At this juncture when the provision of public goods (economic, energy and environmental goods, information and cultural public goods) is up for grabs as the result of deregulation policies, it is urgent to delimit the boundaries defining what should and should not be subject to market forces. Participants in this conference will address the boundaries in question. We will examine the basic terms of the creation of a policy environment that would be most conducive to the emergence of such an interstitial space, the “commons.” No matter how we define “common property” in the Chinese context, it is increasingly obvious that collective public goods are being squeezed between state and private appropriation. We need to discuss what kind of roles can state, collective actors, and private actors play in order to ensure the existence and growth of the third space?

We will start the conference with the discussion of the “public” and “private” conceptual divide, or lack of such a divide, in Chinese, European, and American contexts. This exercise will enable us to locate historically contingent models or experiences that had nurtured the rise of common properties. We then move on to the present. We will examine the crisis of pubic goods delivery in locate states side by side with the experimental practices of new rural cooperatives. The latter movement provides a fertile ground for our discussion of the “third space,” its utopian ideals, promises and problems encountered thus far.
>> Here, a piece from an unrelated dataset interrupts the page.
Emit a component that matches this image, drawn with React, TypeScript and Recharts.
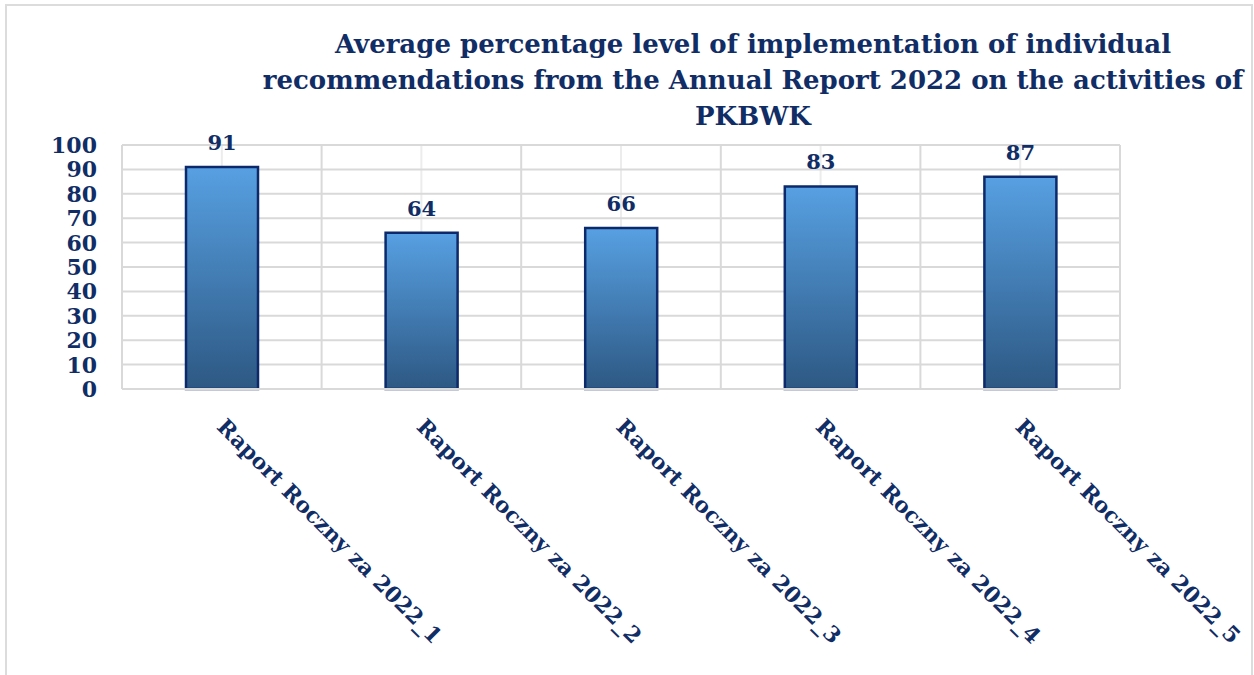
import React from "react";
import { BarChart, Bar, XAxis, YAxis, CartesianGrid, LabelList } from "recharts";

const categories = [
  "Raport Roczny za 2022_1",
  "Raport Roczny za 2022_2",
  "Raport Roczny za 2022_3",
  "Raport Roczny za 2022_4",
  "Raport Roczny za 2022_5",
];
const values = [91, 64, 66, 83, 87];
const yTicks = [0, 10, 20, 30, 40, 50, 60, 70, 80, 90, 100];
const titleLines = [
  "Average percentage level of implementation of individual",
  "recommendations from the Annual Report 2022 on the activities of",
  "PKBWK",
];

const NAVY = "#112d66";
const GRID = "#d9d9d9";
const FONT = "'DejaVu Serif', 'Liberation Serif', serif";

const data = categories.map((name, i) => ({ name, value: values[i] }));

function YTick({ x, y, payload }: { x?: number; y?: number; payload?: { value: number } }) {
  return (
    <text
      x={(x ?? 0) - 25}
      y={y}
      dy="0.36em"
      textAnchor="end"
      fill={NAVY}
      fontFamily={FONT}
      fontWeight="bold"
      fontSize={22}
    >
      {payload?.value}
    </text>
  );
}

// category labels run down-right at 45 degrees, like the Excel original
function XTick({ x, y, payload }: { x?: number; y?: number; payload?: { value: string } }) {
  const tx = (x ?? 0) - 6;
  const ty = (y ?? 0) + 39;
  return (
    <text
      x={tx}
      y={ty}
      transform={`rotate(45 ${tx} ${ty})`}
      textAnchor="start"
      fill={NAVY}
      fontFamily={FONT}
      fontWeight="bold"
      fontSize={21.8}
    >
      {payload?.value}
    </text>
  );
}

function ValueLabel(props: { x?: number; y?: number; width?: number; value?: number }) {
  const { x = 0, y = 0, width = 0, value } = props;
  return (
    <text
      x={x + width / 2}
      y={y - 17}
      textAnchor="middle"
      fill={NAVY}
      fontFamily={FONT}
      fontWeight="bold"
      fontSize={21}
    >
      {value}
    </text>
  );
}

export default function App() {
  return (
    <div
      style={{
        position: "fixed",
        left: 0,
        top: 0,
        width: 1254,
        height: 675,
        background: "#fff",
        overflow: "hidden",
      }}
    >
      <div
        style={{
          position: "absolute",
          left: 5,
          top: 4,
          width: 1248,
          height: 700,
          border: "2px solid #dcdcdc",
          boxSizing: "border-box",
        }}
      />
      <BarChart
        width={1254}
        height={675}
        data={data}
        margin={{ top: 145, right: 134, bottom: 256, left: 42 }}
        style={{ position: "absolute", left: 0, top: 0 }}
      >
        <defs>
          <linearGradient id="barFill" x1="0" y1="0" x2="0" y2="1">
            <stop offset="0%" stopColor="#57a0e2" />
            <stop offset="100%" stopColor="#2d5883" />
          </linearGradient>
        </defs>
        {/* lighter lines through the category centres */}
        <CartesianGrid horizontal={false} stroke="#ececec" strokeWidth={2} />
        <CartesianGrid
          stroke={GRID}
          strokeWidth={2}
          verticalCoordinatesGenerator={({ offset }: any) =>
            categories.map((_, i) => offset.left + (i * offset.width) / categories.length).concat(offset.left + offset.width)
          }
        />
        <XAxis
          dataKey="name"
          axisLine={{ stroke: GRID, strokeWidth: 2 }}
          tickLine={false}
          tickSize={0}
          tickMargin={0}
          interval={0}
          tick={<XTick />}
        />
        <YAxis
          width={80}
          domain={[0, 100]}
          ticks={yTicks}
          interval={0}
          axisLine={false}
          tickLine={false}
          tickSize={0}
          tickMargin={0}
          tick={<YTick />}
        />
        <Bar
          dataKey="value"
          barSize={72}
          fill="url(#barFill)"
          stroke="#0c2a6b"
          strokeWidth={2.5}
          isAnimationActive={false}
        >
          <LabelList dataKey="value" content={<ValueLabel />} />
        </Bar>
        <g>
          {titleLines.map((line, i) => (
            <text
              key={i}
              x={753}
              y={53 + i * 36}
              textAnchor="middle"
              fill={NAVY}
              fontFamily={FONT}
              fontWeight="bold"
              fontSize={26}
            >
              {line}
            </text>
          ))}
        </g>
      </BarChart>
    </div>
  );
}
Next, the conference examines the issue of “common” property. Case studies about different sectors are presented. The SOE reform and the controversy evolving around the Lang Xianping Incident is a case in point. The issue of “common” property is also embedded in the policies of Information Technology and cultural industries. In the latter sector, the shifting boundaries between the “public cultural goods” and commodifiable cultural goods result in volatile and often conflicting policies that threw the media and IT sectors into constant disarray. Because bundled rights and mixed investments has been the norm in reform economy, the question of “common” property is often conflated with “public” ownership in the cultural sector as well as in other economic sectors. It is time for us to distinguish those two concepts from each other and to highlight the question of the “commons.” We explore the elusiveness of the private/public divide and the possibility of the creation of a third space, the commons, for China.
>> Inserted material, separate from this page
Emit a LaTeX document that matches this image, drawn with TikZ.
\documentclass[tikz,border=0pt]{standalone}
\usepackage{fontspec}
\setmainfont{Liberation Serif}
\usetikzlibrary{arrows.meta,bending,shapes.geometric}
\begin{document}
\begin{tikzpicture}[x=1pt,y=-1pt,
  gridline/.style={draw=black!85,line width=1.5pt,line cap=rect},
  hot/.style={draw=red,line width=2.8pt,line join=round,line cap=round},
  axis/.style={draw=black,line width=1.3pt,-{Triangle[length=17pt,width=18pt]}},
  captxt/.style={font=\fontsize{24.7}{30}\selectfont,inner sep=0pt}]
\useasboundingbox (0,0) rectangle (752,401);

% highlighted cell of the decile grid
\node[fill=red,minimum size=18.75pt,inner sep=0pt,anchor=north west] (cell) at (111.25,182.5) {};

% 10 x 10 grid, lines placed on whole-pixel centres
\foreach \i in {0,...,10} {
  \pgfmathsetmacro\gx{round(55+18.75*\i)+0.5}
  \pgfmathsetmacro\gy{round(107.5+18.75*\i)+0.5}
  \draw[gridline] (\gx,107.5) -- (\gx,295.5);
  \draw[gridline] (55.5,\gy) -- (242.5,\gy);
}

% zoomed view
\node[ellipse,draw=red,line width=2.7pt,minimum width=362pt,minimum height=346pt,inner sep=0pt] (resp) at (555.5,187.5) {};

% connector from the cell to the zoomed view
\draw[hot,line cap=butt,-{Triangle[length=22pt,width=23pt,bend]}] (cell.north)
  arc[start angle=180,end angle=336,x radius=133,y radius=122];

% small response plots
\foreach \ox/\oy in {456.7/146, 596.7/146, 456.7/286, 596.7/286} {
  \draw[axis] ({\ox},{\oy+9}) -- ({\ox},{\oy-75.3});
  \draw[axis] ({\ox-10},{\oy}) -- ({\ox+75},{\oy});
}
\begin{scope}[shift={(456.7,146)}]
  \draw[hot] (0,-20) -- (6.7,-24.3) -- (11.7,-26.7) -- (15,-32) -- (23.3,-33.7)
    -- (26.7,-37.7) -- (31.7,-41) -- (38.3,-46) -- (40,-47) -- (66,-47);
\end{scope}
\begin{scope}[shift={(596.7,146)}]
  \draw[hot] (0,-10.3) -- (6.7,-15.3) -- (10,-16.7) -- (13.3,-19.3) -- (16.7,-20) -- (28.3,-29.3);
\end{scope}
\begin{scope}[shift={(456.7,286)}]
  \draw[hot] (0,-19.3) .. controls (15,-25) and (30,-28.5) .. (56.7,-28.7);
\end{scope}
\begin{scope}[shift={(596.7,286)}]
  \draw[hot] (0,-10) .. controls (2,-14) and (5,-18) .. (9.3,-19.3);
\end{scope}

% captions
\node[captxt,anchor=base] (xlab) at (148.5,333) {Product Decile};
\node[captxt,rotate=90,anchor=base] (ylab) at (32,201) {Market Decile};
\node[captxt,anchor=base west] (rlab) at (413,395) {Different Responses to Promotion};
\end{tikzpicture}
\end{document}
The other two policy domains we examine are poverty alleviation and energy/environment. In each domain, the state is pulling back. Privatization is the going trend. Where the balance is going to fall and how will the notion of “free access” play itself out in those policy contexts are questions we will address.
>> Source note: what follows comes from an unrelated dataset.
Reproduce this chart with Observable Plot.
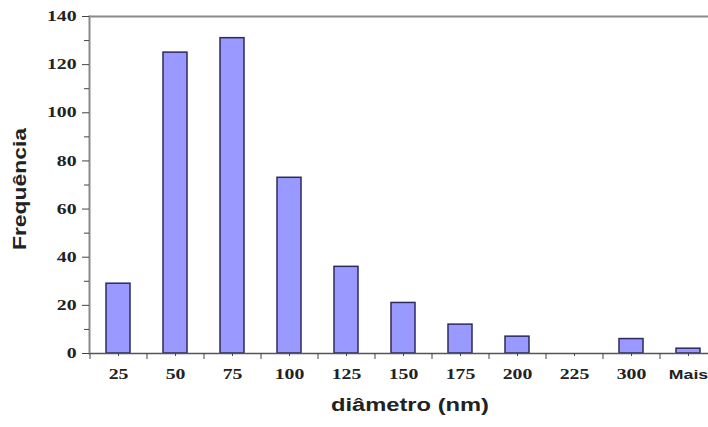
<!DOCTYPE html>
<html><head><meta charset="utf-8">
<script src="https://cdn.jsdelivr.net/npm/d3@7"></script>
<script src="https://cdn.jsdelivr.net/npm/@observablehq/plot@0.6"></script>
<style>body{margin:0;background:#fff}</style>
</head><body><div id="chart"></div>
<script>
const categories = ["25","50","75","100","125","150","175","200","225","300","Mais"];
const frequencies = [29, 125, 131, 73, 36, 21, 12, 7, 0, 6, 2];
const yMajorTicks = [0,20,40,60,80,100,120,140];
const yMinorTicks = [10,30,50,70,90,110,130];
const xTitle = "diâmetro (nm)";
const yTitle = "Frequência";

const data = categories.map((c,i)=>({cat:c, freq:frequencies[i]}));
const numeric = categories.filter(c=>c!=="Mais");
const textual = categories.filter(c=>c==="Mais");

const chart = Plot.plot({
  width: 708, height: 427,
  marginLeft: 89, marginTop: 16, marginBottom: 74, marginRight: 0,
  style: {background:"#fff", overflow:"visible"},
  x: {domain: categories, range: [89, 716], paddingInner: 0.58, paddingOuter: 0.29, axis: null},
  y: {domain: [0, 140], axis: null},
  marks: [
    Plot.barY(data, {x:"cat", y:"freq", fill:"#9999ff", stroke:"#2b2b5e", strokeWidth:1.5}),
    Plot.ruleY([140], {stroke:"#8a8a8a", strokeWidth:2}),
    Plot.ruleY([0], {stroke:"#555", strokeWidth:1.5}),
    Plot.frame({anchor:"left", stroke:"#8a8a8a", strokeWidth:2}),
    Plot.axisY(yMajorTicks, {tickSize:7, tickPadding:6, stroke:"#444", fontFamily:"Liberation Serif", fontWeight:"bold", fontSize:14.5, fill:"#222", label:null}),
    Plot.axisY(yMinorTicks, {tickSize:5, tickFormat:()=>"", stroke:"#444", label:null}),
    Plot.axisX(categories, {tickSize:6, tickFormat:()=>"", dx:-28.5, stroke:"#444", label:null}),
    Plot.axisX(categories, {tickSize:3, tickFormat:()=>"", stroke:"#444", label:null}),
    Plot.text(numeric, {x:d=>d, frameAnchor:"bottom", dy:25, fontFamily:"Liberation Serif", fontWeight:"bold", fontSize:14.5, fill:"#222"}),
    Plot.text(textual, {x:d=>d, frameAnchor:"bottom", dy:25, fontFamily:"Liberation Sans", fontWeight:"bold", fontSize:13, fill:"#222"}),
    Plot.text([xTitle], {frameAnchor:"bottom", dx:11, dy:57, fontFamily:"Liberation Sans", fontWeight:"bold", fontSize:17.5, fill:"#222"}),
    Plot.text([yTitle], {frameAnchor:"left", textAnchor:"middle", rotate:-90, dx:-69, dy:4, fontFamily:"Liberation Sans", fontWeight:"bold", fontSize:17.5, fill:"#222"})
  ]
});
document.getElementById("chart").append(chart);
// the reference's lettering is horizontally stretched; widen glyphs to match
chart.querySelectorAll("text").forEach(t => {
  const s = t.textContent;
  const len = t.getComputedTextLength();
  if (!len) return;
  let target;
  if (s === xTitle) target = 158;
  else if (s === yTitle) target = 122;
  else target = len * 1.36;
  t.setAttribute("textLength", target);
  t.setAttribute("lengthAdjust", "spacingAndGlyphs");
});
</script></body></html>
To sum up, there are several larger issues at stake for participants of this conference: (1) the possibilities of the third space and policy incentives for local states to grow such a space; (2) Which kinds of public goods should be auctioned and which kinds should not be? (3) Some Chinese critics now argue that at issue is not only the privatization of public goods but also the entitlement and increasing legitimation of private capital and private interests to enter the public domains and to redefine the content of public goods (the privatization of education is a case in point). How should we evaluate this process which some called "siren caiquan shehuihua" (original text omited? Many argue that such an emerging scenario demands that the state undergo a transformation from the developmental state to a state that protects the third space from being nibbled away by privatization through legislative measures. Yet liberal thinkers argue the opposite: namely, that there is only partial privatization in China and that the state needs to retreat even further rather than intervene. The thematic focus on the “commons” in this conference will shift the current Chinese debate from the public/private divide to the terrain of “communities” and communal needs and actors. Furthermore, we need to ask what public and private actors can do to preserve that space that should not be claimed by either the “state” or “private” interests.